- _Collected data_:
----------------

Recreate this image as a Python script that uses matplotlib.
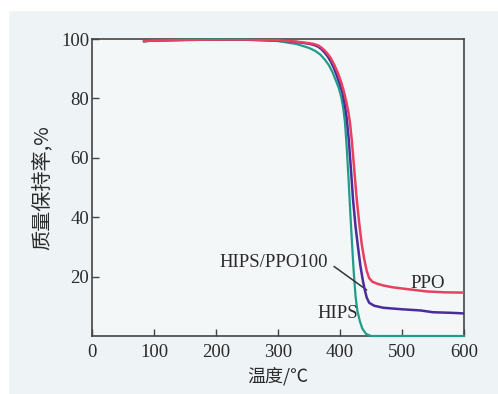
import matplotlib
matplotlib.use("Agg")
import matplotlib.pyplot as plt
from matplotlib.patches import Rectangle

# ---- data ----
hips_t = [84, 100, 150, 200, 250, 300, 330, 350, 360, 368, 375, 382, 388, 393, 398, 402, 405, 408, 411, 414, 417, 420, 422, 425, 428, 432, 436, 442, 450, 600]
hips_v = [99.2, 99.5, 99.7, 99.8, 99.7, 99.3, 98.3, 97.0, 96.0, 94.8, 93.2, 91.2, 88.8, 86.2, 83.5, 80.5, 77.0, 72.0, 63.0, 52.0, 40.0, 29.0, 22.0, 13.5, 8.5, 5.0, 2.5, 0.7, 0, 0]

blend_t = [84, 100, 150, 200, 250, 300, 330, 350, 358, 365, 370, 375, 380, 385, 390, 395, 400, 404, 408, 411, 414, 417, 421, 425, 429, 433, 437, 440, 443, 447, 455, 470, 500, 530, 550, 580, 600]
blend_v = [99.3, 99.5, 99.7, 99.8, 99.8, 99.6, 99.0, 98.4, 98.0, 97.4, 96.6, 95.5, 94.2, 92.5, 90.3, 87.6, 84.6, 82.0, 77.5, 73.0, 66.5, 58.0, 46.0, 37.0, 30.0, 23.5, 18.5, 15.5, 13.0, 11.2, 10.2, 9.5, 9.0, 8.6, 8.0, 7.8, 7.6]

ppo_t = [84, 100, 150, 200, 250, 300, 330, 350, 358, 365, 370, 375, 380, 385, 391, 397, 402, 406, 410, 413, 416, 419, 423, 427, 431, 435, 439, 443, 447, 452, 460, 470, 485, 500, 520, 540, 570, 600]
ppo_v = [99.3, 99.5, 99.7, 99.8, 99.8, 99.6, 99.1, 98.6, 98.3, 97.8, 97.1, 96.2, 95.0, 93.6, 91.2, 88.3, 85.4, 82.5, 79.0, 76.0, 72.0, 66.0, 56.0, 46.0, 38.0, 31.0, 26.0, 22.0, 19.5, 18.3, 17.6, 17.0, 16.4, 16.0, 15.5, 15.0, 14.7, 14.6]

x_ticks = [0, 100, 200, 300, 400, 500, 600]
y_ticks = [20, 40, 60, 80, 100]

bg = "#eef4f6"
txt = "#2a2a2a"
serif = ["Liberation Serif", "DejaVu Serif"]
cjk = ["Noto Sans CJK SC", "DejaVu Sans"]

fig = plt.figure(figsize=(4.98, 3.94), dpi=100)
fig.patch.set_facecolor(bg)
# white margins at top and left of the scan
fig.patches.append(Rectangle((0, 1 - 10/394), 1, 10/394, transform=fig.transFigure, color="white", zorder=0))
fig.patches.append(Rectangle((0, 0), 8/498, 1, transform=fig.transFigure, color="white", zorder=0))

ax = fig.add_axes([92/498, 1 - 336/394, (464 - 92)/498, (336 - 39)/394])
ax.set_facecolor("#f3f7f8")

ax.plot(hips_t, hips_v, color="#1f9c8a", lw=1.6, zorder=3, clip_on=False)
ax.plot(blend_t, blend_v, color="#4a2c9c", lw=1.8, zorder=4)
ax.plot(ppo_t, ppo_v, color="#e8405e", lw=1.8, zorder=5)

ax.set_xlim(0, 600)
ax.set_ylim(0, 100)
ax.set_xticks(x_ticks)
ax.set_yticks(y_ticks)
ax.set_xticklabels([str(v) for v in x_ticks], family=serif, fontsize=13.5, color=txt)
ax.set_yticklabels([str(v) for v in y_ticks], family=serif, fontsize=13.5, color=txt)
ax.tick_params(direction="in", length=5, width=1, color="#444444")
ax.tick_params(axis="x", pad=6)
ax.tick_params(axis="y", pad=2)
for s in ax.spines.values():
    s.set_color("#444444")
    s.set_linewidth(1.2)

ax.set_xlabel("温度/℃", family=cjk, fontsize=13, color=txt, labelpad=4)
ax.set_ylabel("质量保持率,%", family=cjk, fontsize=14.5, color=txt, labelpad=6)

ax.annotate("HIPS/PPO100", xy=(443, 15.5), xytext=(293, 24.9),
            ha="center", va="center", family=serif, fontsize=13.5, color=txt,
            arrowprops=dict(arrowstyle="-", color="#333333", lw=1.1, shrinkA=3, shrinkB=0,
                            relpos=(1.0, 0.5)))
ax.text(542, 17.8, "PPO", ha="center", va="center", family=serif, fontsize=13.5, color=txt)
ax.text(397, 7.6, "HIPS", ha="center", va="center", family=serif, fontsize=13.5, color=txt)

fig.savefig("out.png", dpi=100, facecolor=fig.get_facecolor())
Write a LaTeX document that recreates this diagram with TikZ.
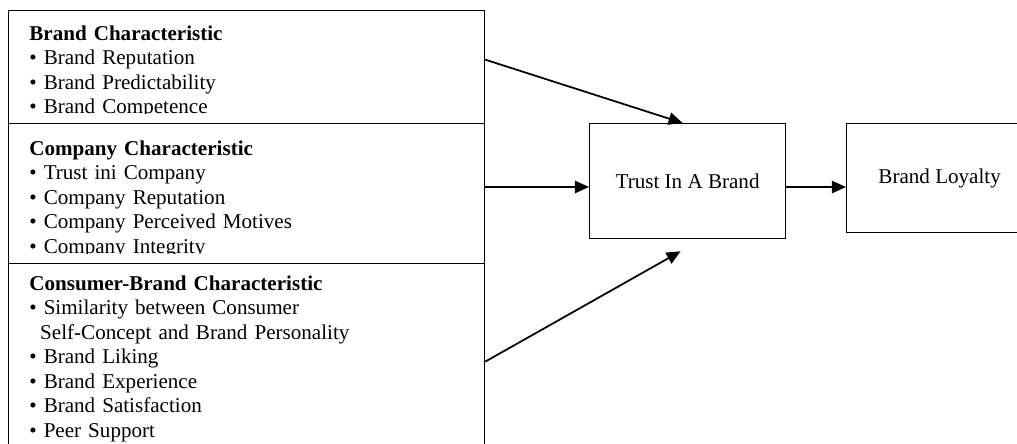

----------------

The images in the entries above should be left out; please reproduce exactly the lines from the first through the one containing "from matplotlib.patches import Rectangle".

Recreate this image as a Python script that uses matplotlib.
import matplotlib
matplotlib.use("Agg")
import matplotlib.pyplot as plt
from matplotlib.patches import Rectangle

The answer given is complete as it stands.